Tuesday, June 2, 2009

What's the Point?

From Alan Weber's Rules of Thumb:



Ask what’s the point of this exercise? It’s the most clarifying question you can ask. It’s the best thing you can do for yourself or anyone asking for advice. If you don’t know what the point of the exercise is, honestly, accurately, and crisply, then you’re going to wander a lot, wasting your time and energy on something you don’t really understand (11).

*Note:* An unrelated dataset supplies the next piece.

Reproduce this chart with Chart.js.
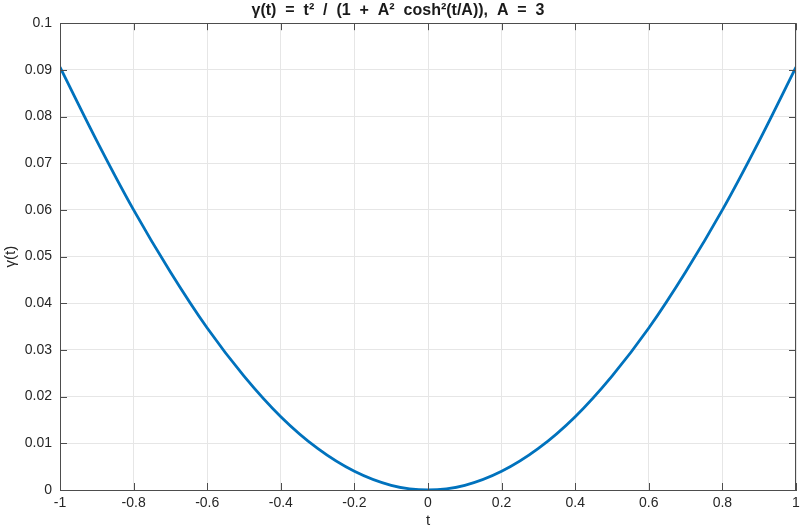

This little exercise certainly allows a person or an organization to find clarity amidst all of its activities and programs. When I think of church life, typical answers to this question might include the following:
  • Tradition (or we've always done it)- now this isn't a terrible answer to this question, as most things get started with a good answer to the "what's the point" question. But as time goes on, we get less clear on what that original answer was.
  • Confused purpose (or I think the point is this when we really do it for this)- several years ago when Hillcrest stopped doing Sunday School, much of the argument against stopping Sunday School focused on a missing discipleship opportunity. But when I'd actually talk to people about what they missed about Sunday School, their reasons were ones of relationships or fellowship (I'll miss seeing so and so, it's the only place I connect, etc) then they were of content and discipleship. When we're unclear on the point, the misunderstandings can be significant.
I think over the last few years at Hillcrest and the times that we have either moved away from certain programs or altered different programs, this question and our answer(s) to it really drove much of the momentum and change.